- Task prompt: Find every line with the word "script" and give their count, nothing else.

- Input for this task:

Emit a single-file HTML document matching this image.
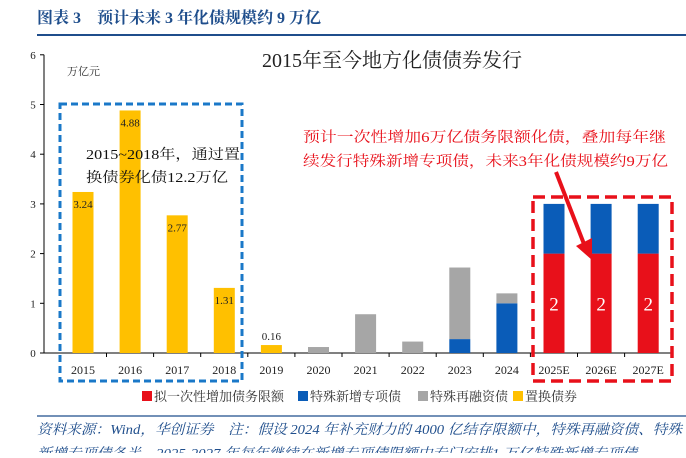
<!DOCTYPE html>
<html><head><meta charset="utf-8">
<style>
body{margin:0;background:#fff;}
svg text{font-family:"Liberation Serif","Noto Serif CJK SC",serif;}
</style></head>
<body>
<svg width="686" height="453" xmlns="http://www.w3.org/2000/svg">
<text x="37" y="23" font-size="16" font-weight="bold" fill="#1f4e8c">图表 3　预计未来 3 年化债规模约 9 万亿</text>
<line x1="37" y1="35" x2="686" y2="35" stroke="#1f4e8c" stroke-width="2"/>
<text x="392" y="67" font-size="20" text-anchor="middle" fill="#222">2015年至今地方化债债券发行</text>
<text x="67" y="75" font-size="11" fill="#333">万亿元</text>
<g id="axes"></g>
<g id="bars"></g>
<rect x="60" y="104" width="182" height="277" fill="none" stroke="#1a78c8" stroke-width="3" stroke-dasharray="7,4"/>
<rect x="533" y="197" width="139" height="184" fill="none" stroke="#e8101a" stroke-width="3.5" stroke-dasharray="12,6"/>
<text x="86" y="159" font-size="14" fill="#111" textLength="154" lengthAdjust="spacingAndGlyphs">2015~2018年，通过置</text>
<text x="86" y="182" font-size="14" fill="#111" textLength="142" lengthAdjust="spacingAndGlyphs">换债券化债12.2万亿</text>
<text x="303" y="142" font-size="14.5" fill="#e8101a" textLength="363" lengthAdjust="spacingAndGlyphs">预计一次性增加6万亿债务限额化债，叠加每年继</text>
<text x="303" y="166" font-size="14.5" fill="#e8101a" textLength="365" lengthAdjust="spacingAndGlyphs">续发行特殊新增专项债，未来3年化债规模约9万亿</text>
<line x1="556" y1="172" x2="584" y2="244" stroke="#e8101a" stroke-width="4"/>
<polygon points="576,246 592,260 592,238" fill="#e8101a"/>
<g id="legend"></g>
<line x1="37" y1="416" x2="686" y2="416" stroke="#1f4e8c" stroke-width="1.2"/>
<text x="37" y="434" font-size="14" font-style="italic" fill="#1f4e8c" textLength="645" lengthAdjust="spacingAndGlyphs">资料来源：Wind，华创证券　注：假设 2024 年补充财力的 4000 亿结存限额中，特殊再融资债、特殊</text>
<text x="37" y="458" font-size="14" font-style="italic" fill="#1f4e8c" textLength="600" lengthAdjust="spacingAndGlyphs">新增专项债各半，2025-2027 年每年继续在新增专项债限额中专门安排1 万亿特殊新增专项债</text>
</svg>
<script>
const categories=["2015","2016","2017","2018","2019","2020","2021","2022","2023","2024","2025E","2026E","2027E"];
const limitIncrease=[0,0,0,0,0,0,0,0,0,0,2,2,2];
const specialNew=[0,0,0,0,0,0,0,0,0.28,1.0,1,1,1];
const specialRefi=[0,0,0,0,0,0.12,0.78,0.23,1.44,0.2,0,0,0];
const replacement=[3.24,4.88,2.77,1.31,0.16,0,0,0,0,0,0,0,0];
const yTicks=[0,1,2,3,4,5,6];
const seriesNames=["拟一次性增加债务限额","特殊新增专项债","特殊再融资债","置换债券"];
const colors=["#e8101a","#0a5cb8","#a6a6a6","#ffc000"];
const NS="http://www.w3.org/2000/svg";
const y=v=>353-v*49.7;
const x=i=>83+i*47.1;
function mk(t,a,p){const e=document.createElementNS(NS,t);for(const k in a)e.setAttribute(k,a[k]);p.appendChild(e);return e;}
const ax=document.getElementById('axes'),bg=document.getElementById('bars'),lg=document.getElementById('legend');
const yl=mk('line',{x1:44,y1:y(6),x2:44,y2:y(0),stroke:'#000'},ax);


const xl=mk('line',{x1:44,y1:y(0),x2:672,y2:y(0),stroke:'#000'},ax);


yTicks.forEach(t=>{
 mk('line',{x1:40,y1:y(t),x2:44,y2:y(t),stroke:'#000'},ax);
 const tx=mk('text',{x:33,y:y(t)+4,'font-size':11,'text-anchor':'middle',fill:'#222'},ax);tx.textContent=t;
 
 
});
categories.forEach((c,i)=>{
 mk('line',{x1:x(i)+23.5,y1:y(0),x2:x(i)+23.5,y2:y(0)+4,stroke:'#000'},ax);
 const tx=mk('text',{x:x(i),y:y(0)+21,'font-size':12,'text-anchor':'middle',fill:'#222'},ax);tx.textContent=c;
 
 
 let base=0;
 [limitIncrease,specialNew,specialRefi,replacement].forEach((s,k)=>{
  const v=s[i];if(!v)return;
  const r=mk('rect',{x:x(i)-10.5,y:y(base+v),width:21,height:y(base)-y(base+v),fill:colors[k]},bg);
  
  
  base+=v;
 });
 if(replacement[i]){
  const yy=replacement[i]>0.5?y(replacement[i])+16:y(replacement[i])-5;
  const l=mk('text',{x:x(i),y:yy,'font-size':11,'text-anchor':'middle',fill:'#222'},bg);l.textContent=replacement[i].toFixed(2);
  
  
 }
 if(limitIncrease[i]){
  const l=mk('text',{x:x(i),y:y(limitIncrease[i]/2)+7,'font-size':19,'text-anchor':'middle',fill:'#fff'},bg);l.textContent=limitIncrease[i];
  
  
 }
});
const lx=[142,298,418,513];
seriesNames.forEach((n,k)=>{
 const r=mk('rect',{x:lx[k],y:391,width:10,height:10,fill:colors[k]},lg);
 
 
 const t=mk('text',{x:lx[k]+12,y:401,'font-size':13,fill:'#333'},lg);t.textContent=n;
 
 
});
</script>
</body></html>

* * *

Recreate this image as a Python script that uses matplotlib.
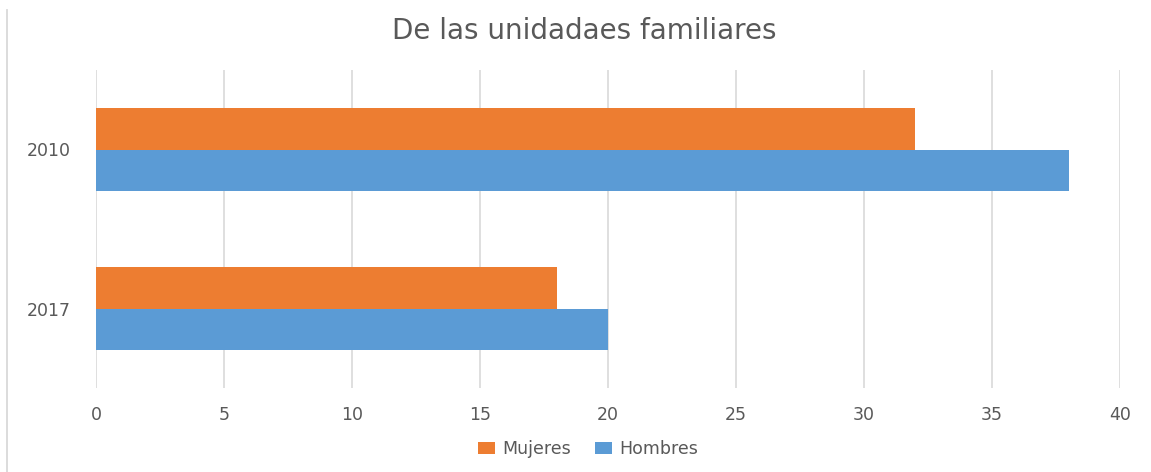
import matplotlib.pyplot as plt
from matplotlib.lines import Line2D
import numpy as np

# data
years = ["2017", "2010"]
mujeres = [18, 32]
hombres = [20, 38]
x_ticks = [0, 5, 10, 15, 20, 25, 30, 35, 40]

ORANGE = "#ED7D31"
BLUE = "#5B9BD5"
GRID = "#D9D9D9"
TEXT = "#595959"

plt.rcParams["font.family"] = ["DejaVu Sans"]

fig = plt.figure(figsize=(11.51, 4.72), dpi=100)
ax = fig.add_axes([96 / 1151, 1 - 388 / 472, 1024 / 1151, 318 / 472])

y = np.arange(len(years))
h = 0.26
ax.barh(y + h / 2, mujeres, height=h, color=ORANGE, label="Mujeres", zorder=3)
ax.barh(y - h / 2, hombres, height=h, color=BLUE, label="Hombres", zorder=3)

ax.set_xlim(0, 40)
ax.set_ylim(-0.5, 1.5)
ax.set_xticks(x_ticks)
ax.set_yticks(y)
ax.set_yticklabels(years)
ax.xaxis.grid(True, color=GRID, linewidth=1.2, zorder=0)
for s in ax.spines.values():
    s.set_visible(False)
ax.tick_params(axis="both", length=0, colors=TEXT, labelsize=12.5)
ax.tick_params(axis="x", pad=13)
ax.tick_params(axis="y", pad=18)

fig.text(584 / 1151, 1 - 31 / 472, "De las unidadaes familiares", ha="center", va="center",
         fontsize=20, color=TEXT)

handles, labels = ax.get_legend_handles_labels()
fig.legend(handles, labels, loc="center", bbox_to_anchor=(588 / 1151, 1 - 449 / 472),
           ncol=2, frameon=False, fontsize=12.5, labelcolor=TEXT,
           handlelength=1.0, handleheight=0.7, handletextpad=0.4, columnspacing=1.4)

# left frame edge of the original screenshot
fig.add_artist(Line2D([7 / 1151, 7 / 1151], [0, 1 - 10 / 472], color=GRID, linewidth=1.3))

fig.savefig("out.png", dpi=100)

- Answer to the exercise: 3